# AVAILABLE DATA
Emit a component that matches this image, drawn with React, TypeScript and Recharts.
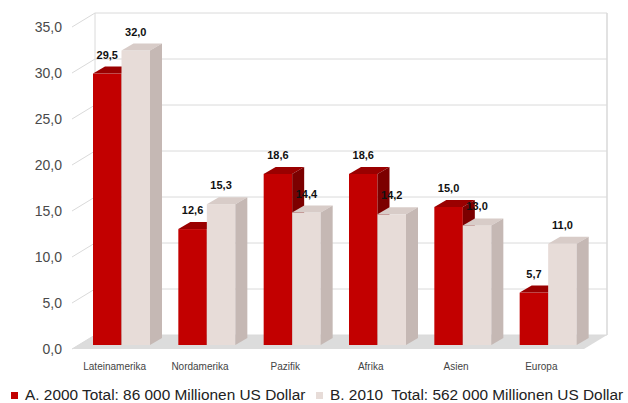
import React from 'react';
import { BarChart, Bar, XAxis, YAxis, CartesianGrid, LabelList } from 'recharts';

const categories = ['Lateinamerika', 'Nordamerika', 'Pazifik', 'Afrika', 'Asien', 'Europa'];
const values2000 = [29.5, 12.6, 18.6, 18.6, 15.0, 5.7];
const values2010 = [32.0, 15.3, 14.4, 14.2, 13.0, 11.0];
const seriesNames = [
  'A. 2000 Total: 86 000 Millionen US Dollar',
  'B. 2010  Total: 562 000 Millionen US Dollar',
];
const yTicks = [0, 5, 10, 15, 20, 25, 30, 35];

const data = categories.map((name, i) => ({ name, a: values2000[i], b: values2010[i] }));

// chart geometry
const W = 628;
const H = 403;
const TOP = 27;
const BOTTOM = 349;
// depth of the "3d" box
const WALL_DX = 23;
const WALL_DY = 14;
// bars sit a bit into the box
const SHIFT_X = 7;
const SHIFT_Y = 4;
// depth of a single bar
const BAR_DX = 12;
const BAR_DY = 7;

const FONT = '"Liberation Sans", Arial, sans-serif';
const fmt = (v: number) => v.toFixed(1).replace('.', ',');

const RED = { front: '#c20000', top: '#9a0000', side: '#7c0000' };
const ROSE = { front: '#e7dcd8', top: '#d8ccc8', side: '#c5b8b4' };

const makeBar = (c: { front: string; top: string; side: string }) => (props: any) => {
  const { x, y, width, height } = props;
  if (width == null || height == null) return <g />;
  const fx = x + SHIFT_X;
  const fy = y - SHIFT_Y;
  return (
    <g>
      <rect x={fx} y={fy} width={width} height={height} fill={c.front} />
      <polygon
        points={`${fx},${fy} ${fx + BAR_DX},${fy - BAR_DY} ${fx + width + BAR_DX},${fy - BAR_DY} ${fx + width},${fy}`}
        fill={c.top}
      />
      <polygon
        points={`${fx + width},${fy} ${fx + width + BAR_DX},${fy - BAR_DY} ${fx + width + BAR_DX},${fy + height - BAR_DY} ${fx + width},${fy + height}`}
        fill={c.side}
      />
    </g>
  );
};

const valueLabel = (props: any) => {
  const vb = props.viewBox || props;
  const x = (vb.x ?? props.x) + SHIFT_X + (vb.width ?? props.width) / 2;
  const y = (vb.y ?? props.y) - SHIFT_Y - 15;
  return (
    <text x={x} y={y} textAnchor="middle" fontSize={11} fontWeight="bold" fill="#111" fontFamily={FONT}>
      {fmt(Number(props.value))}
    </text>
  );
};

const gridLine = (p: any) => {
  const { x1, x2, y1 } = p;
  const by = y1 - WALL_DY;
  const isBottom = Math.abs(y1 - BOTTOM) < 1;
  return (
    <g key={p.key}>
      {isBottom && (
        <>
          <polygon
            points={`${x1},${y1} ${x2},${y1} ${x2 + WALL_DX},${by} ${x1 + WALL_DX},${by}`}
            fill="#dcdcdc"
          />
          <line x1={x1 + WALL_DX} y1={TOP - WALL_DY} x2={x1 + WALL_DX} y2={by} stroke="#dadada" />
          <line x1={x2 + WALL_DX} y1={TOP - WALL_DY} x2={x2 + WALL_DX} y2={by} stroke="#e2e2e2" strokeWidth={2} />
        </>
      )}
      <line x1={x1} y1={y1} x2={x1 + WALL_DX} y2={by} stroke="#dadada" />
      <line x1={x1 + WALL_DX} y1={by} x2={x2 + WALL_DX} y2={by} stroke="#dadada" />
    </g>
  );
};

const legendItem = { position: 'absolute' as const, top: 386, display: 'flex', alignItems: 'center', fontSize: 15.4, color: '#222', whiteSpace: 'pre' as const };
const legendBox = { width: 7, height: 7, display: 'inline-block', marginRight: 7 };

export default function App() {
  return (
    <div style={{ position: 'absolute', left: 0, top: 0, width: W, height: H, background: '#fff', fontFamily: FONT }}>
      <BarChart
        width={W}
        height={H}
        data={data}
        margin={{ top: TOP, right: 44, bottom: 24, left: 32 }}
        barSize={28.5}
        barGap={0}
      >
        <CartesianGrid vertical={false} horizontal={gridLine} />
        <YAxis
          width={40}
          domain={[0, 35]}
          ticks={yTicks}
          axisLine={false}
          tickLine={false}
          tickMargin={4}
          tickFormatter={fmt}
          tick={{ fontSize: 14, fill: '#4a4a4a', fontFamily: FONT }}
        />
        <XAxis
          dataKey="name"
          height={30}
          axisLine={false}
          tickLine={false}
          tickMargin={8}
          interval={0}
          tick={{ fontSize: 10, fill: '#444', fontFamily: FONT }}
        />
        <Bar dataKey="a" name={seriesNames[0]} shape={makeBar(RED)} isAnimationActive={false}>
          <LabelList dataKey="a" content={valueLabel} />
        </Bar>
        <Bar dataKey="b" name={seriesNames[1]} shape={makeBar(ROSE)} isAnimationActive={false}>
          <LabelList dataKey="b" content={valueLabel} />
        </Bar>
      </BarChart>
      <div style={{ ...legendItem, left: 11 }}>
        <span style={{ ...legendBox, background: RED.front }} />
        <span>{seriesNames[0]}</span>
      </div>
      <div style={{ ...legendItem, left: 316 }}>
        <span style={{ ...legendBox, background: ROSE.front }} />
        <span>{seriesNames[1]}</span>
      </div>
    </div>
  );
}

# GIVEN EXERCISE
Quote, please, every line of the material above from its start through the line that has "const BAR_DY = 7;", reproducing the words exactly and dropping any images.

# RESULT
Emit a component that matches this image, drawn with React, TypeScript and Recharts.
import React from 'react';
import { BarChart, Bar, XAxis, YAxis, CartesianGrid, LabelList } from 'recharts';

const categories = ['Lateinamerika', 'Nordamerika', 'Pazifik', 'Afrika', 'Asien', 'Europa'];
const values2000 = [29.5, 12.6, 18.6, 18.6, 15.0, 5.7];
const values2010 = [32.0, 15.3, 14.4, 14.2, 13.0, 11.0];
const seriesNames = [
  'A. 2000 Total: 86 000 Millionen US Dollar',
  'B. 2010  Total: 562 000 Millionen US Dollar',
];
const yTicks = [0, 5, 10, 15, 20, 25, 30, 35];

const data = categories.map((name, i) => ({ name, a: values2000[i], b: values2010[i] }));

// chart geometry
const W = 628;
const H = 403;
const TOP = 27;
const BOTTOM = 349;
// depth of the "3d" box
const WALL_DX = 23;
const WALL_DY = 14;
// bars sit a bit into the box
const SHIFT_X = 7;
const SHIFT_Y = 4;
// depth of a single bar
const BAR_DX = 12;
const BAR_DY = 7;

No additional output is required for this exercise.